Prep Time: approx. 20 minutes | Baking Time: approx. 35 minutes


Ingredients Required:
1 Layer
120g Softened Butter
180g caster sugar
2 eggs
1 tbsp vanilla extract
240g (1 cup) self-raising flour
1/2 cup milk
2 Layers
240g Softened Butter
360g caster sugar
4 eggs
2 tbsp vanilla extract
480g (2 cups) self-raising flour
1 cup milk
Vanilla Buttercream:
- 1 cup (226g) unsalted butter, softened to room temperature
- 4 – 5 cups (480-600g) icing sugar
- 1/4 cup (60ml) thickened cream
- 2 teaspoons pure vanilla extract
- Pinch of salt, to taste
+ 1 punnet of fresh strawberries
Directions:
2 Layer Victoria Sponge Cake
Preheat oven to 180 degrees, grease and line cake tins
Soften butter then beat together with sugar until light and creamy
Add eggs one at a time, mixing well between each. Add vanilla extract, half the flour and half the milk. Repeat with the remaining flour and milk and be careful to not over-mix.

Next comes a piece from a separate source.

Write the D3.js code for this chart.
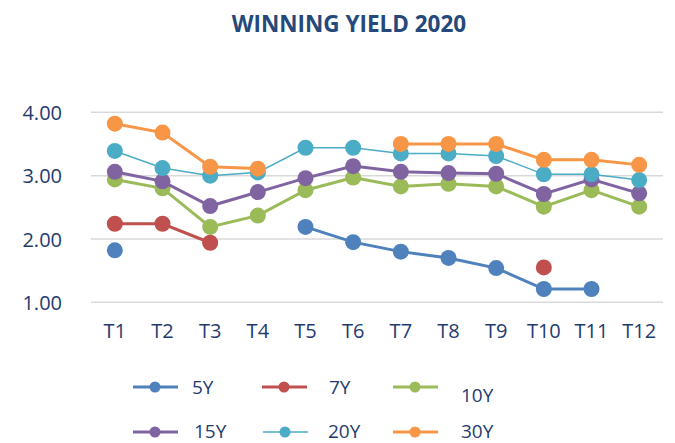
<!DOCTYPE html>
<html>
<head>
<meta charset="utf-8">
<script src="https://cdn.jsdelivr.net/npm/d3@7"></script>
<style>
  body { margin: 0; background: #fff; }
  svg { display: block; }
</style>
</head>
<body>
<div id="chart"></div>
<script>
const periods = ["T1", "T2", "T3", "T4", "T5", "T6", "T7", "T8", "T9", "T10", "T11", "T12"];
const yTicks = [1, 2, 3, 4];

// null = no auction in that period
const y5 = [1.82, null, null, null, 2.19, 1.95, 1.80, 1.70, 1.54, 1.21, 1.21, null];
const y7 = [2.24, 2.24, 1.94, null, null, null, null, null, null, 1.55, null, null];
const y10 = [2.94, 2.80, 2.19, 2.37, 2.77, 2.97, 2.83, 2.87, 2.83, 2.51, 2.77, 2.51];
const y15 = [3.06, 2.91, 2.52, 2.74, 2.96, 3.15, 3.06, 3.04, 3.03, 2.71, 2.94, 2.72];
const y20 = [3.39, 3.12, 3.00, 3.05, 3.44, 3.44, 3.35, 3.35, 3.31, 3.02, 3.02, 2.93];
const y30 = [3.82, 3.68, 3.14, 3.11, null, null, 3.50, 3.50, 3.50, 3.25, 3.25, 3.17];

const series = [
    { name: "5Y", values: y5, color: "#4F81BD", width: 3 },
    { name: "7Y", values: y7, color: "#C0504D", width: 3 },
    { name: "10Y", values: y10, color: "#9BBB59", width: 3 },
    { name: "15Y", values: y15, color: "#8064A2", width: 3 },
    { name: "20Y", values: y20, color: "#4BACC6", width: 1.5 },
    { name: "30Y", values: y30, color: "#F79646", width: 3 }
];

const width = 675;
const height = 443;
const textColor = "#1F3B6E";
const font = "'Open Sans', sans-serif";

const svg = d3.select("#chart")
    .append("svg")
    .attr("width", width)
    .attr("height", height)
    .style("font-family", font);

svg.append("text")
    .attr("x", 349)
    .attr("y", 32)
    .attr("text-anchor", "middle")
    .attr("fill", "#24497A")
    .style("font-size", "22.5px")
    .style("font-weight", "bold")
    .text("WINNING YIELD 2020");

const x = d3.scaleBand()
    .domain(periods)
    .range([91, 663]);

const y = d3.scaleLinear()
    .domain([1, 4])
    .range([302.3, 112.3]);

// gridlines
svg.append("g")
    .selectAll("line")
    .data(yTicks)
    .join("line")
    .attr("x1", 91)
    .attr("x2", 663)
    .attr("y1", d => y(d))
    .attr("y2", d => y(d))
    .attr("stroke", "#D9D9D9")
    .attr("stroke-width", 1.5);

const yAxis = svg.append("g")
    .attr("transform", "translate(62,0)")
    .call(d3.axisLeft(y).tickValues(yTicks).tickFormat(d3.format(".2f")).tickSize(0).tickPadding(0));
yAxis.select(".domain").remove();
yAxis.selectAll("text")
    .attr("fill", textColor)
    .attr("dy", "0.36em")
    .style("font-family", font)
    .style("font-size", "20px");

const xAxis = svg.append("g")
    .attr("transform", "translate(0,324)")
    .call(d3.axisBottom(x).tickSize(0).tickPadding(0));
xAxis.select(".domain").remove();
xAxis.selectAll("text")
    .attr("fill", textColor)
    .attr("dy", "0.71em")
    .style("font-family", font)
    .style("font-size", "20px");

const cx = d => x(d) + x.bandwidth() / 2;

const line = d3.line()
    .defined(d => d.v != null)
    .x(d => cx(d.p))
    .y(d => y(d.v));

series.forEach(s => {
    const pts = s.values.map((v, i) => ({ p: periods[i], v }));
    const g = svg.append("g");
    g.append("path")
        .datum(pts)
        .attr("fill", "none")
        .attr("stroke", s.color)
        .attr("stroke-width", s.width)
        .attr("d", line);
    g.selectAll("circle")
        .data(pts.filter(d => d.v != null))
        .join("circle")
        .attr("cx", d => cx(d.p))
        .attr("cy", d => y(d.v))
        .attr("r", 8)
        .attr("fill", s.color);
});

// legend
const legendPos = [
    { x: 133, y: 387, tx: 192, ty: 387 },
    { x: 262, y: 387, tx: 329, ty: 387 },
    { x: 393, y: 387, tx: 461, ty: 395 },
    { x: 133, y: 432, tx: 194, ty: 431 },
    { x: 263, y: 432, tx: 328, ty: 431 },
    { x: 393, y: 432, tx: 461, ty: 431 }
];

const legend = svg.selectAll(".legend")
    .data(series)
    .join("g")
    .attr("class", "legend");

legend.append("line")
    .attr("x1", (d, i) => legendPos[i].x)
    .attr("x2", (d, i) => legendPos[i].x + 45)
    .attr("y1", (d, i) => legendPos[i].y)
    .attr("y2", (d, i) => legendPos[i].y)
    .attr("stroke", d => d.color)
    .attr("stroke-width", d => d.width);

legend.append("circle")
    .attr("cx", (d, i) => legendPos[i].x + 22)
    .attr("cy", (d, i) => legendPos[i].y)
    .attr("r", 5.5)
    .attr("fill", d => d.color);

legend.append("text")
    .attr("x", (d, i) => legendPos[i].tx)
    .attr("y", (d, i) => legendPos[i].ty)
    .attr("dy", "0.36em")
    .attr("fill", textColor)
    .style("font-size", "19px")
    .text(d => d.name);
</script>
</body>
</html>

Transfer batter to pan and bake for 30-35 minutes until cake is well risen and golden.
Leave to cool for 10-20 minutes before removing from pans.
Vanilla Buttercream
Beat the butter on medium speed until creamy, for about 2 minutes.

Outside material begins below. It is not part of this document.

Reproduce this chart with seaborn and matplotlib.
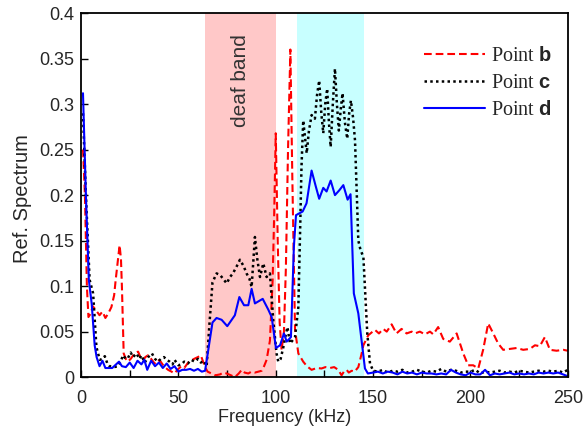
import matplotlib
matplotlib.use("Agg")
import matplotlib.pyplot as plt
from matplotlib.ticker import MultipleLocator
import seaborn as sns

# ---- spectra (frequency in kHz, reflection spectrum amplitude) ----
freq_b = [1.0, 2.0, 3.0, 3.8, 5.0, 6.0, 7.5, 9.5, 11, 12.5, 14, 15.6, 17, 17.8, 19, 19.8,
          20.5, 21, 21.9, 23, 24, 25.5, 27.5, 29.3, 30.5, 31.8, 33, 34.4, 36, 37.8, 39.5,
          40.9, 42.5, 44.7, 46.5, 48, 49.5, 51.5, 53, 55, 56.5, 58, 60, 61.5, 63.7, 65, 67,
          69, 71.4, 73, 74.8, 77, 79, 81, 82.5, 84, 85.9, 87.5, 89.3, 91, 92.8, 94, 95.3,
          97, 98.4, 99.2, 100, 101, 102, 103, 104.2, 105.2, 106.3, 107.5, 108.5, 109.9,
          111.6, 114.1, 116, 118.4, 121, 123.5, 125.5, 127.8, 130, 132.1, 133.8, 135,
          136.4, 137.5, 139, 140.5, 142.4, 144, 145, 147.5, 150.9, 153, 155.2, 157, 159.5,
          162, 164.6, 167.2, 169.8, 171.5, 174, 176.6, 179.2, 180.9, 183.4, 186, 189.4,
          192.9, 196.3, 198.8, 201.4, 204, 206.5, 209.1, 211.7, 214.2, 216.8, 220.2, 223.7,
          227.1, 230.5, 233.1, 235.6, 238.2, 240.8, 244.2, 247.6, 250]
spec_b = [0.25, 0.2, 0.1, 0.066, 0.07, 0.078, 0.074, 0.068, 0.072, 0.065, 0.07, 0.077, 0.09,
          0.107, 0.13, 0.145, 0.13, 0.099, 0.026, 0.02, 0.017, 0.02, 0.026, 0.028, 0.022,
          0.018, 0.022, 0.024, 0.02, 0.015, 0.019, 0.017, 0.012, 0.008, 0.006, 0.004, 0.008,
          0.012, 0.01, 0.016, 0.018, 0.02, 0.022, 0.024, 0.011, 0.006, 0.004, 0.002, 0.003,
          0.005, 0.004, 0.002, 0.0, 0.004, 0.008, 0.005, 0.004, 0.006, 0.005, 0.006, 0.007,
          0.012, 0.019, 0.04, 0.107, 0.18, 0.268, 0.15, 0.06, 0.03, 0.05, 0.12, 0.25, 0.36,
          0.22, 0.052, 0.026, 0.017, 0.012, 0.008, 0.01, 0.0095, 0.011, 0.01, 0.011, 0.008,
          0.002, 0.006, 0.008, 0.005, 0.007, 0.006, 0.011, 0.025, 0.035, 0.046, 0.052, 0.048,
          0.053, 0.05, 0.058, 0.048, 0.053, 0.048, 0.05, 0.048, 0.05, 0.047, 0.05, 0.047,
          0.055, 0.042, 0.039, 0.048, 0.026, 0.013, 0.013, 0.0095, 0.03, 0.059, 0.048, 0.037,
          0.03, 0.031, 0.032, 0.03, 0.031, 0.035, 0.034, 0.044, 0.03, 0.029, 0.03, 0.029]

freq_c = [1.0, 2.5, 4.4, 6.2, 7.9, 9.6, 11, 12.2, 13.5, 14.7, 17, 19, 20.5, 21.6, 23, 24.1,
          25.5, 26.7, 28.5, 30, 31, 32.7, 34.5, 36.4, 38, 39.5, 41, 42.6, 44, 45.5, 47, 48,
          50, 51.5, 53, 54.9, 56.5, 58.4, 60, 61.5, 63, 64.5, 66, 67.5, 69.6, 71.5, 73, 74.8,
          76.5, 78, 80, 81.6, 83.5, 85, 86.5, 87.6, 89.3, 90.5, 91.9, 93.6, 95.3, 97, 98.7,
          100.4, 101.3, 102.5, 103.9, 105, 106, 107.3, 108.5, 109.9, 111.6, 112.5, 113.2,
          114.1, 115.9, 117, 118.4, 120.1, 121.2, 122.3, 123.4, 124.4, 125.4, 126.4, 127.3,
          128.2, 129.3, 130.4, 131.4, 132.4, 133.4, 134.3, 135.5, 136.7, 137.7, 138.6, 139.7,
          140.7, 141.6, 142.4, 143.5, 145, 146, 147, 148.4, 150, 152.5, 155, 157.5, 160,
          162.5, 165, 167.5, 170, 172.5, 175, 177.5, 180, 182.5, 185, 187.5, 190, 192.5, 195,
          197.5, 200, 202.5, 205, 207.5, 210, 212.5, 215, 217.5, 220, 222.5, 225, 227.5, 230,
          232.5, 235, 237.5, 240, 242.5, 245, 247.5, 250]
spec_c = [0.29, 0.2, 0.107, 0.092, 0.033, 0.019, 0.02, 0.023, 0.015, 0.012, 0.011, 0.012,
          0.018, 0.024, 0.02, 0.021, 0.027, 0.022, 0.026, 0.02, 0.024, 0.016, 0.022, 0.026,
          0.02, 0.017, 0.02, 0.022, 0.019, 0.017, 0.014, 0.019, 0.013, 0.014, 0.017, 0.015,
          0.019, 0.017, 0.02, 0.016, 0.018, 0.012, 0.06, 0.104, 0.114, 0.112, 0.108, 0.103,
          0.11, 0.114, 0.122, 0.129, 0.122, 0.114, 0.108, 0.099, 0.154, 0.13, 0.11, 0.125,
          0.11, 0.114, 0.063, 0.026, 0.017, 0.02, 0.033, 0.045, 0.055, 0.037, 0.04, 0.044,
          0.077, 0.16, 0.23, 0.282, 0.246, 0.27, 0.288, 0.284, 0.31, 0.326, 0.29, 0.268, 0.3,
          0.317, 0.28, 0.253, 0.3, 0.339, 0.3, 0.271, 0.295, 0.312, 0.28, 0.262, 0.29, 0.304,
          0.285, 0.26, 0.2, 0.15, 0.14, 0.132, 0.09, 0.048, 0.015, 0.007, 0.006, 0.008, 0.005,
          0.007, 0.006, 0.008, 0.005, 0.006, 0.008, 0.006, 0.005, 0.007, 0.006, 0.009, 0.006,
          0.008, 0.007, 0.005, 0.006, 0.006, 0.008, 0.004, 0.006, 0.005, 0.006, 0.007, 0.005,
          0.006, 0.005, 0.007, 0.006, 0.005, 0.006, 0.007, 0.006, 0.007, 0.006, 0.007, 0.005,
          0.008]

freq_d = [1.0, 2.5, 4.0, 5.5, 7.0, 8.0, 9.5, 11, 12.5, 14, 16, 18, 19.5, 21, 23, 25, 27, 29,
          31, 32.5, 34, 36, 38, 40, 42, 44, 46, 48, 50, 52, 54, 56, 58, 60, 62, 63.7, 67.5,
          69.6, 72.2, 75.1, 79, 81.3, 83.7, 85.9, 87.6, 89.3, 93.3, 96.2, 97.9, 100.1, 102.2,
          104.2, 105.6, 107.8, 109.3, 110.4, 113.8, 115.8, 118.4, 120.5, 122.3, 124.4, 126.1,
          128.2, 130.4, 132.5, 134.7, 136.9, 138.4, 140.1, 142.4, 145.8, 147.3, 150, 152.5,
          155, 157.5, 160, 162.5, 165, 167.5, 170, 172.5, 175, 177.5, 180, 182.5, 185, 187.5,
          190, 192.5, 195, 197.5, 200, 202.5, 205, 207.5, 210, 212.5, 215, 217.5, 220, 222.5,
          225, 227.5, 230, 232.5, 235, 237.5, 240, 242.5, 245, 247.5, 250]
spec_d = [0.312, 0.2, 0.107, 0.08, 0.035, 0.022, 0.012, 0.018, 0.01, 0.01, 0.01, 0.014,
          0.017, 0.012, 0.011, 0.016, 0.01, 0.018, 0.014, 0.019, 0.008, 0.018, 0.012, 0.016,
          0.01, 0.015, 0.009, 0.012, 0.006, 0.008, 0.008, 0.009, 0.007, 0.009, 0.006, 0.007,
          0.06, 0.065, 0.063, 0.056, 0.068, 0.088, 0.079, 0.079, 0.097, 0.081, 0.086, 0.074,
          0.066, 0.032, 0.035, 0.048, 0.039, 0.044, 0.143, 0.178, 0.182, 0.191, 0.227, 0.21,
          0.196, 0.208, 0.204, 0.216, 0.2, 0.205, 0.211, 0.195, 0.201, 0.092, 0.07, 0.0095,
          0.004, 0.005, 0.006, 0.004, 0.006, 0.005, 0.003, 0.006, 0.004, 0.005, 0.003, 0.005,
          0.004, 0.004, 0.003, 0.004, 0.003, 0.008, 0.005, 0.003, 0.002, 0.005, 0.003, 0.003,
          0.008, 0.002, 0.004, 0.003, 0.004, 0.005, 0.003, 0.004, 0.003, 0.004, 0.003, 0.005,
          0.004, 0.005, 0.004, 0.005, 0.003, 0.001]

series_labels = ["Point $\\mathbf{b}$", "Point $\\mathbf{c}$", "Point $\\mathbf{d}$"]
deaf_band = (63.5, 100.0)
pass_band = (110.7, 145.5)

sns.set_style("ticks")
plt.rcParams["font.family"] = ["Liberation Sans", "DejaVu Sans"]
plt.rcParams["mathtext.fontset"] = "custom"
plt.rcParams["mathtext.rm"] = "Liberation Serif"
plt.rcParams["mathtext.bf"] = "Liberation Sans:bold"

fig = plt.figure(figsize=(5.83, 4.38), dpi=100)
ax = fig.add_axes([0.139, 0.139, 0.835, 0.831])

ax.axvspan(*deaf_band, color="#ffc8c8", lw=0, zorder=0)
ax.axvspan(*pass_band, color="#c8ffff", lw=0, zorder=0)
ax.text(82.0, 0.377, "deaf band", rotation=90, ha="center", va="top",
        fontsize=15, color="#333333")

sns.lineplot(x=freq_b, y=spec_b, ax=ax, color="#ff0000", linestyle=(0, (3.7, 1.9)),
             linewidth=1.5, label=series_labels[0], estimator=None)
sns.lineplot(x=freq_c, y=spec_c, ax=ax, color="black", linestyle=(0, (1, 1.3)),
             linewidth=1.8, label=series_labels[1], estimator=None)
sns.lineplot(x=freq_d, y=spec_d, ax=ax, color="#0000ff", linestyle="-",
             linewidth=1.5, label=series_labels[2], estimator=None)

ax.set_xlim(0, 250)
ax.set_ylim(0, 0.4)
ax.xaxis.set_major_locator(MultipleLocator(50))
ax.xaxis.set_minor_locator(MultipleLocator(25))
ax.set_yticks([0, 0.05, 0.1, 0.15, 0.2, 0.25, 0.3, 0.35, 0.4])
ax.set_yticklabels(["0", "0.05", "0.1", "0.15", "0.2", "0.25", "0.3", "0.35", "0.4"])
ax.tick_params(axis="both", which="both", direction="in", labelsize=13,
               color="black", width=1.0)
ax.tick_params(axis="both", which="major", length=5)
ax.tick_params(axis="x", which="minor", length=5)
ax.tick_params(axis="x", which="both", pad=9)
ax.tick_params(axis="y", which="both", pad=5)
for sp in ax.spines.values():
    sp.set_linewidth(1.3)
    sp.set_color("black")
    sp.set_visible(True)

ax.set_xlabel("Frequency (kHz)", fontsize=13)
ax.xaxis.set_label_coords(0.419, -0.087)
ax.set_ylabel("Ref. Spectrum", fontsize=14.5)
ax.yaxis.set_label_coords(-0.1, 0.49)

ax.legend(loc="upper right", bbox_to_anchor=(0.992, 0.94), frameon=False,
          prop={"family": "Liberation Serif", "size": 14.5}, handlelength=3.0,
          handletextpad=0.3, labelspacing=0.4, borderaxespad=0.2)

fig.savefig("out.png", dpi=100)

Add 4 and 1/2 cups of icing sugar, the thickened cream, and vanilla extract. Beat on a low speed for 30 seconds, then increase to medium-high speed and beat for 2 minutes.
Add a pinch of salt if frosting is too sweet.

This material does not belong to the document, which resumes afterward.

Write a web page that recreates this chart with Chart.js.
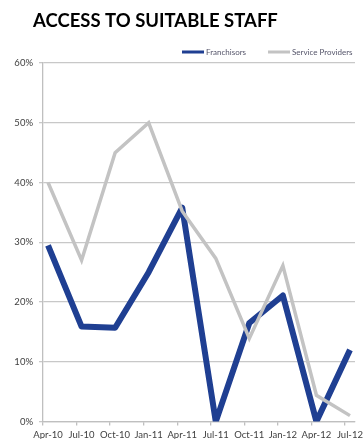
<!DOCTYPE html>
<html>
<head>
<meta charset="utf-8">
<script src="https://cdn.jsdelivr.net/npm/chart.js@4"></script>
<style>
  html, body { margin: 0; padding: 0; background: #fff; overflow: hidden; }
  #wrap { width: 364px; height: 445px; }
</style>
</head>
<body>
<div id="wrap"><canvas id="myChart" width="364" height="445"></canvas></div>
<script>
var chartTitle = 'ACCESS TO SUITABLE STAFF';
var quarters = ['Apr-10', 'Jul-10', 'Oct-10', 'Jan-11', 'Apr-11', 'Jul-11', 'Oct-11', 'Jan-12', 'Apr-12', 'Jul-12'];
var franchisors = [29.5, 15.9, 15.7, 25.0, 35.8, 0.0, 16.5, 21.1, 0.0, 12.0];
var serviceProviders = [40.0, 27.0, 45.0, 50.0, 35.2, 27.3, 13.9, 26.1, 4.4, 1.0];
var yTicks = [0, 10, 20, 30, 40, 50, 60];

function toPoints(arr) {
  return arr.map(function (v, i) { return {x: i, y: v}; });
}

// title and legend sit where the original had them, so draw them ourselves
var headerPlugin = {
  id: 'header',
  afterDraw: function (chart) {
    var c = chart.ctx;
    c.save();
    c.fillStyle = '#000';
    c.font = 'bold 18.5px Lato';
    c.textBaseline = 'middle';
    c.fillText(chartTitle, 33, 21);

    c.font = '8px Lato';
    var x = 182, y = 52;
    chart.data.datasets.forEach(function (ds) {
      c.fillStyle = ds.borderColor;
      c.fillRect(x, y - 1.5, 22, 3);
      x += 24;
      c.fillStyle = '#55556a';
      c.fillText(ds.label, x, y);
      x += c.measureText(ds.label).width + 22;
    });
    c.restore();
  }
};

var ctx = document.getElementById('myChart').getContext('2d');
var myChart = new Chart(ctx, {
  type: 'line',
  data: {
    datasets: [{
      label: 'Franchisors',
      data: toPoints(franchisors),
      borderColor: '#1f3f92',
      backgroundColor: '#1f3f92',
      borderWidth: 6,
      pointRadius: 0,
      tension: 0,
      borderJoinStyle: 'round',
      order: 2
    }, {
      label: 'Service Providers',
      data: toPoints(serviceProviders),
      borderColor: '#c3c3c3',
      backgroundColor: '#c3c3c3',
      borderWidth: 3.5,
      pointRadius: 0,
      tension: 0,
      order: 1
    }]
  },
  plugins: [headerPlugin],
  options: {
    responsive: false,
    animation: false,
    layout: { padding: { left: 0, right: 9, top: 63, bottom: 0 } },
    plugins: {
      tooltip: { enabled: false },
      title: { display: false },
      legend: { display: false }
    },
    scales: {
      x: {
        type: 'linear',
        min: -0.15,
        max: 9.15,
        afterBuildTicks: function (scale) {
          scale.ticks = quarters.map(function (q, i) { return {value: i - 0.15}; });
        },
        ticks: {
          autoSkip: false,
          maxRotation: 0,
          labelOffset: 5,
          color: '#404040',
          font: { family: 'Lato', size: 9.5 },
          padding: 4,
          callback: function (v, i) { return quarters[i]; }
        },
        grid: { drawOnChartArea: false, tickLength: 4, color: '#bfbfbf', lineWidth: 1.3 },
        border: { color: '#bfbfbf', width: 1.3 }
      },
      y: {
        min: 0,
        max: 60,
        afterBuildTicks: function (scale) {
          scale.ticks = yTicks.map(function (v) { return {value: v}; });
        },
        afterFit: function (scale) { scale.width = 43; },
        ticks: {
          color: '#404040',
          font: { family: 'Lato', size: 9.5 },
          padding: 6,
          callback: function (v) { return v + '%'; }
        },
        grid: { color: '#c8c8c8', lineWidth: 1.3, tickLength: 4 },
        border: { color: '#bfbfbf', width: 1.3 }
      }
    }
  }
});
</script>
</body>
</html>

Add up to 1/2 cup more confectioners’ sugar if frosting is too thin or more heavy cream if frosting is too thick (add only 1 tablespoon at a time).
Spread buttercream over the top of one sponge cake, then stack the second sponge cake on top. Layer with buttercream again and finish by decorating with fresh strawberries.